In the Magna International deal, Mr. Stronach surrendered his multiple voting shares in the auto parts company for $300-million in cash and $550-million worth of single-vote class A shares, ending the iron grip under which he had controlled Magna since 1978.
The cash from that deal could be used to backstop the purchase of the MI shares he doesn't own, which were worth $549.5-million at the $13 takeout price.
Over the past five years, however, Mr. Stronach has shelved several deals involving MI and MEC amid virulent opposition from minority shareholders.
Much of the shareholder outrage stemmed from the constant flow of money from the real estate company to MEC, in which MI held a 60-per-cent stake. The racetrack company tumbled into Chapter 11 bankruptcy protection in the U.S. in March, 2009.
The shareholder opposition has included lawsuits, Ontario Securities Commission challenges, the torpedoing of more than one attempt to take MEC private and a leading member of that opposition taking the podium at an MI annual meeting and comparing Mr. Stronach to Cuban dictator Fidel Castro.
That was David Einhorn, founder of New York hedge fund Greenlight Capital Inc., which predicted in March, 2008, that MI was ripe for a privatization bid by Mr. Stronach when its shares fell to $21.55.
The world has changed dramatically since then, including the Chapter 11 filing by MEC, but MI picked up several of MEC's racetracks.
Mr.
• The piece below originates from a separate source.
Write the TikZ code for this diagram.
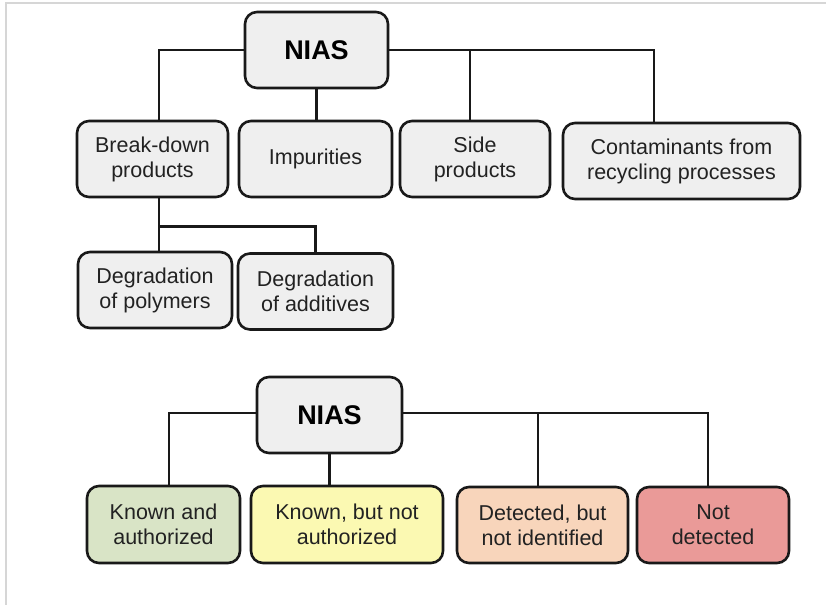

Stronach's vision for the future of the horse racing industry is to replicate at some of those tracks what he has done at Gulfstream Park near Miami, which is to turn the facility into a destination.
That involved spending several hundred million dollars creating a retail and entertainment complex financed mainly by loans from MI. Those loans contributed to the $500-million plus in debt that eventually forced MEC into Chapter 11.
MI said as recently as its second-quarter financial report this summer that it was working on a forbearance agreement that would govern how it handles investments in the racetrack properties it picked up from MEC, which includes Santa Anita Park near Los Angeles. It has not announced any details of that plan.
But going private would allow Mr. Stronach to invest in the racetrack properties without facing criticism and court challenges from minority shareholders. He would also face no minority shareholder opposition if MI were to purchase the Magna Racino in Vienna, which Mr. Stronach bought personally when MEC went into Chapter 11.